When developing payment integrations on a machine without a public IP, you need a way for the payment platform to call back to your local service; Ngrok provides a fast, free solution for this internal‑to‑external tunneling.
Register and Log In
Visit the Ngrok website, click Sign Up in the top‑right corner, and create an account (GitHub OAuth works instantly for developers).
After logging in, the dashboard shows three steps to start using Ngrok.
Install Ngrok
Go to the download page at https://ngrok.com/download and follow the instructions for your operating system.
The site lists installation methods for each platform.
For the quickest setup, download the ZIP package, unzip it, and you’re ready to go.
Configure Your Account
Copy the command shown in the dashboard’s second step: ngrok config add-authtoken xxxxx Open a terminal, navigate to the folder where you extracted Ngrok, and run the command.

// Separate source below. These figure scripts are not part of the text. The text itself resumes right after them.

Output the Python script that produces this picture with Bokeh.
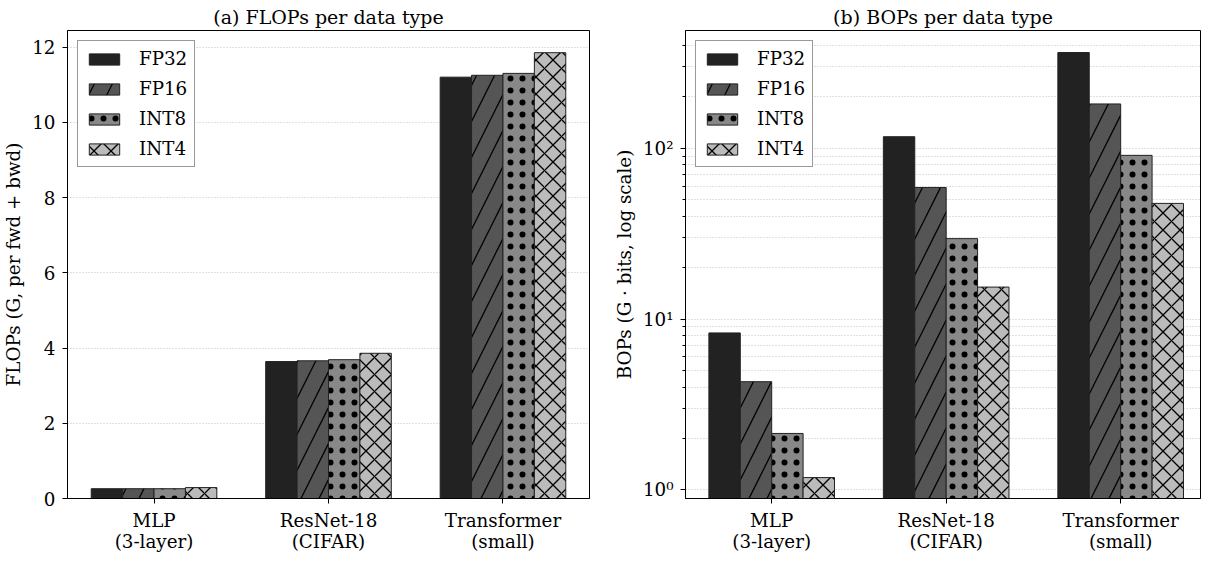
from bokeh.plotting import figure
from bokeh.layouts import row
from bokeh.models import FixedTicker, Range1d, Legend, LegendItem, LinearAxis
from bokeh.embed import file_html
from bokeh.resources import INLINE

# ---- data ----
model_labels = ["MLP\n(3-layer)", "ResNet-18\n(CIFAR)", "Transformer\n(small)"]
dtypes = ["FP32", "FP16", "INT8", "INT4"]

flops_fp32 = [0.26, 3.64, 11.20]
flops_fp16 = [0.26, 3.66, 11.25]
flops_int8 = [0.26, 3.69, 11.30]
flops_int4 = [0.29, 3.86, 11.85]

bops_fp32 = [8.3, 117.0, 364.0]
bops_fp16 = [4.3, 59.0, 182.0]
bops_int8 = [2.14, 29.6, 91.0]
bops_int4 = [1.18, 15.4, 47.6]

flops_ticks = [0, 2, 4, 6, 8, 10, 12]
bops_ticks = [1, 10, 100]
bops_tick_labels = ["10\u2070", "10\u00b9", "10\u00b2"]
bops_minor = [2, 3, 4, 5, 6, 7, 8, 9, 20, 30, 40, 50, 60, 70, 80, 90, 200, 300, 400]

# ---- styles ----
FONT = "DejaVu Serif"
FS = "18.3px"
FS_TITLE = "19px"
fills = ["#222222", "#555555", "#888888", "#bbbbbb"]
hatches = [None, "/", ".", "x"]
hatch_scales = [16, 36, 12, 17]
hatch_weights = [1, 1.3, 0.3, 1.3]
BW = 0.18


def style(p):
    p.background_fill_color = "white"
    p.border_fill_color = "white"
    p.outline_line_color = "black"
    p.outline_line_width = 1
    p.title.text_font = FONT
    p.title.text_font_size = FS_TITLE
    p.title.text_font_style = "normal"
    p.title.text_color = "black"
    p.title.align = "center"
    p.title.standoff = 5
    for ax in (p.xaxis[0], p.yaxis[0]):
        ax.axis_line_color = "black"
        ax.axis_line_width = 1
        ax.major_tick_line_color = "black"
        ax.major_tick_out = 5
        ax.major_tick_in = 0
        ax.major_label_text_font = FONT
        ax.major_label_text_font_size = FS
        ax.major_label_text_color = "black"
        ax.major_label_standoff = 7
        ax.axis_label_text_font = FONT
        ax.axis_label_text_font_size = FS
        ax.axis_label_text_color = "black"
        ax.axis_label_text_font_style = "normal"
        ax.axis_label_standoff = 5
    p.xaxis.minor_tick_line_color = None
    p.xaxis[0].major_label_standoff = 6
    p.xgrid.visible = False
    p.ygrid.grid_line_color = "#b0b0b0"
    p.ygrid.grid_line_width = 0.8
    p.ygrid.grid_line_dash = "1 2"
    cat_ticks = list(range(len(model_labels)))
    first = [lab.split("\n")[0] for lab in model_labels]
    second = [lab.split("\n")[1] for lab in model_labels]
    p.xaxis[0].ticker = FixedTicker(ticks=cat_ticks)
    p.xaxis[0].major_label_overrides = dict(zip(cat_ticks, first))
    # second line of each category name, on a bare axis just below
    ax2 = LinearAxis(ticker=FixedTicker(ticks=cat_ticks),
                     major_label_overrides=dict(zip(cat_ticks, second)),
                     axis_line_color=None, major_tick_line_color=None,
                     minor_tick_line_color=None, major_tick_out=0,
                     major_tick_in=0, major_label_standoff=-3,
                     major_label_text_font=FONT, major_label_text_font_size=FS,
                     major_label_text_color="black")
    p.add_layout(ax2, "below")


def add_bars(p, series, bottom):
    items = []
    for j, vals in enumerate(series):
        xs = [i + (j - 1.5) * BW for i in range(len(vals))]
        kw = dict(x=xs, top=vals, bottom=bottom, width=BW,
                  fill_color=fills[j], line_color="#222222", line_width=1)
        if hatches[j]:
            kw.update(hatch_pattern=hatches[j], hatch_color="black",
                      hatch_weight=hatch_weights[j], hatch_scale=hatch_scales[j])
        r = p.vbar(**kw)
        items.append(LegendItem(label=dtypes[j], renderers=[r]))
    leg = Legend(items=items, location="top_left", margin=10, padding=7,
                 spacing=9, label_height=20, glyph_width=38, glyph_height=14,
                 label_standoff=16, border_line_color="#333333",
                 border_line_width=1, background_fill_color="white",
                 background_fill_alpha=1, label_text_font=FONT,
                 label_text_font_size=FS, label_text_color="black")
    p.add_layout(leg)


# ---- left panel ----
p1 = figure(width=610, height=554, output_backend="svg", toolbar_location=None,
            x_range=Range1d(-0.496, 2.496), y_range=Range1d(0, 12.44),
            title="(a) FLOPs per data type",
            min_border_left=64, min_border_right=21, min_border_top=30,
            min_border_bottom=54)
style(p1)
p1.yaxis.axis_label = "FLOPs (G, per fwd + bwd)"
p1.yaxis.ticker = FixedTicker(ticks=flops_ticks)
p1.yaxis.minor_tick_line_color = None
add_bars(p1, [flops_fp32, flops_fp16, flops_int8, flops_int4], 0)

# ---- right panel ----
p2 = figure(width=592, height=554, output_backend="svg", toolbar_location=None,
            x_range=Range1d(-0.494, 2.4575), y_range=Range1d(0.89, 490),
            y_axis_type="log", title="(b) BOPs per data type",
            min_border_left=72, min_border_right=2, min_border_top=30,
            min_border_bottom=54)
style(p2)
p2.yaxis.axis_label = "BOPs (G \u00b7 bits, log scale)"
p2.yaxis.ticker = FixedTicker(ticks=bops_ticks, minor_ticks=bops_minor)
p2.yaxis.major_label_overrides = {t: lab for t, lab in zip(bops_ticks, bops_tick_labels)}
p2.yaxis.minor_tick_line_color = "black"
p2.yaxis.minor_tick_out = 3
p2.yaxis.minor_tick_in = 0
p2.ygrid.minor_grid_line_color = "#b0b0b0"
p2.ygrid.minor_grid_line_width = 0.8
p2.ygrid.minor_grid_line_dash = "1 2"
add_bars(p2, [bops_fp32, bops_fp16, bops_int8, bops_int4], 1e-3)

layout = row(p1, p2)
open("out.html", "w").write(file_html(layout, INLINE))
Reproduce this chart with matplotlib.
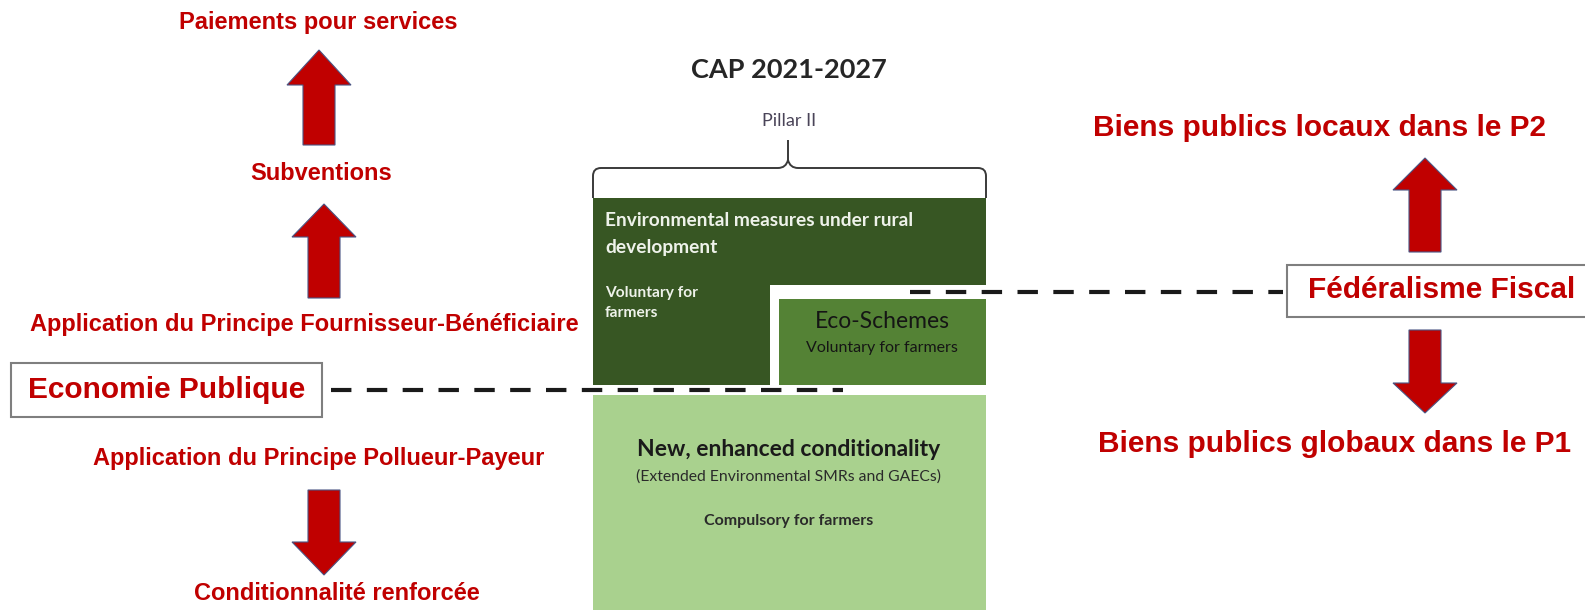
import matplotlib.pyplot as plt
from matplotlib.patches import Polygon, Rectangle
from matplotlib.path import Path
from matplotlib.patches import PathPatch

# Texts of the diagram
left_labels = ['Paiements pour services', 'Subventions',
               'Application du Principe Fournisseur-Bénéficiaire',
               'Application du Principe Pollueur-Payeur',
               'Conditionnalité renforcée']
right_labels = ['Biens publics locaux dans le P2', 'Biens publics globaux dans le P1']
box_labels = ['Economie Publique', 'Fédéralisme Fiscal']
cap_title = 'CAP 2021-2027'
pillar_label = 'Pillar II'
env_labels = ['Environmental measures under rural\ndevelopment', 'Voluntary for\nfarmers']
eco_labels = ['Eco-Schemes', 'Voluntary for farmers']
cond_labels = ['New, enhanced conditionality', '(Extended Environmental SMRs and GAECs)',
               'Compulsory for farmers']

RED = '#c00000'
DARK = '#375623'
MID = '#548235'
LIGHT = '#a9d18e'


def arrow(ax, x, tail, base, tip, shaft=16, head=32):
    """Block arrow drawn in pixel coordinates (y grows downward)"""
    pts = [(x - shaft, tail), (x - shaft, base), (x - head, base), (x, tip),
           (x + head, base), (x + shaft, base), (x + shaft, tail)]
    ax.add_patch(Polygon(pts, closed=True, facecolor=RED, edgecolor='#4a5584', lw=0.8))


def main():
    fig = plt.figure(figsize=(15.85, 6.10), dpi=100)
    ax = fig.add_axes([0, 0, 1, 1])
    ax.set_xlim(0, 1585)
    ax.set_ylim(610, 0)
    ax.axis('off')

    red = dict(color=RED, family='Liberation Sans', weight='bold', ha='center', va='center')
    cal = dict(family='Lato', ha='center', va='center')

    # Left column
    ax.text(318, 22, left_labels[0], fontsize=17, **red)
    arrow(ax, 319, 145, 85, 50)
    ax.text(321, 174, left_labels[1], fontsize=17, **red)
    arrow(ax, 324, 298, 237, 204)
    ax.text(304, 324, left_labels[2], fontsize=17, **red)
    ax.add_patch(Rectangle((11, 363), 311, 54, facecolor='white', edgecolor='#7f7f7f', lw=1.5))
    ax.text(167, 390, box_labels[0], fontsize=21.5, **red)
    ax.text(319, 459, left_labels[3], fontsize=17, **red)
    arrow(ax, 324, 490, 542, 575)
    ax.text(337, 594, left_labels[4], fontsize=17, **red)

    # Centre blocks
    ax.text(789, 70, cap_title, fontsize=19.5, weight='bold', color='#262626', **cal)
    ax.text(789, 121, pillar_label, fontsize=13, color='#4a4458', **cal)
    brace = Path([(593, 198), (593, 176), (593, 168), (601, 168), (778, 168),
                  (786, 168), (788, 160), (788, 140)],
                 [Path.MOVETO, Path.LINETO, Path.CURVE3, Path.CURVE3, Path.LINETO,
                  Path.CURVE3, Path.CURVE3, Path.LINETO])
    brace2 = Path([(986, 198), (986, 176), (986, 168), (978, 168), (798, 168),
                   (790, 168), (788, 160)],
                  [Path.MOVETO, Path.LINETO, Path.CURVE3, Path.CURVE3, Path.LINETO,
                   Path.CURVE3, Path.CURVE3])
    for p in (brace, brace2):
        ax.add_patch(PathPatch(p, facecolor='none', edgecolor='#3a3a3a', lw=1.4))

    ax.add_patch(Polygon([(593, 198), (986, 198), (986, 285), (770, 285), (770, 385), (593, 385)],
                         closed=True, facecolor=DARK, edgecolor='none'))
    ax.add_patch(Rectangle((779, 299), 207, 86, facecolor=MID, edgecolor='none'))
    ax.add_patch(Rectangle((593, 395), 393, 215, facecolor=LIGHT, edgecolor='none'))

    ax.text(605, 234, env_labels[0], fontsize=13.8, weight='bold', color='#eef2ea',
            family='Lato', ha='left', va='center', linespacing=1.65)
    ax.text(605, 303, env_labels[1], fontsize=11.2, weight='bold', color='#eef2ea',
            family='Lato', ha='left', va='center', linespacing=1.5)
    ax.text(882, 322, eco_labels[0], fontsize=16.5, color='#151515', **cal)
    ax.text(882, 348, eco_labels[1], fontsize=11.5, color='#151515', **cal)
    ax.text(789, 450, cond_labels[0], fontsize=16.5, weight='bold', color='#1a1a1a', **cal)
    ax.text(789, 477, cond_labels[1], fontsize=11.3, color='#2a2a2a', **cal)
    ax.text(789, 521, cond_labels[2], fontsize=11.5, weight='bold', color='#2a2a2a', **cal)

    # Dashed links
    dash = dict(color='#1a1a1a', lw=3, linestyle=(0, (4.9, 3.7)), dash_capstyle='butt')
    ax.plot([331, 843], [390, 390], **dash)
    ax.plot([910, 1283], [292, 292], **dash)

    # Right column
    ax.text(1320, 128, right_labels[0], fontsize=21.5, **red)
    arrow(ax, 1425, 252, 190, 158)
    ax.add_patch(Rectangle((1287, 265), 320, 52, facecolor='white', edgecolor='#7f7f7f',
                           lw=1.5, clip_on=True))
    ax.text(1308, 290, box_labels[1], fontsize=21.5, color=RED, family='Liberation Sans',
            weight='bold', ha='left', va='center')
    arrow(ax, 1425, 330, 383, 413)
    ax.text(1335, 444, right_labels[1], fontsize=21.5, **red)

    fig.savefig('out.png', dpi=100)
    return 0


if __name__ == '__main__':
    exit(main())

The terminal will display the path where the token is saved:
Authtoken saved to configuration file: /Users/zhaiyongchao/Library/Application Support/ngrok/ngrok.ymlStart Ngrok
Run the following command to expose a service listening on port 8080: ngrok http 8080 If your local service uses a different port, replace 8080 with the appropriate number.
The terminal window changes to show the tunnel status, including a Forwarding address that can be used by the payment platform to reach your local endpoint.
The Forwarding URL is the public address you will provide to the payment service.
Isn’t that incredibly convenient?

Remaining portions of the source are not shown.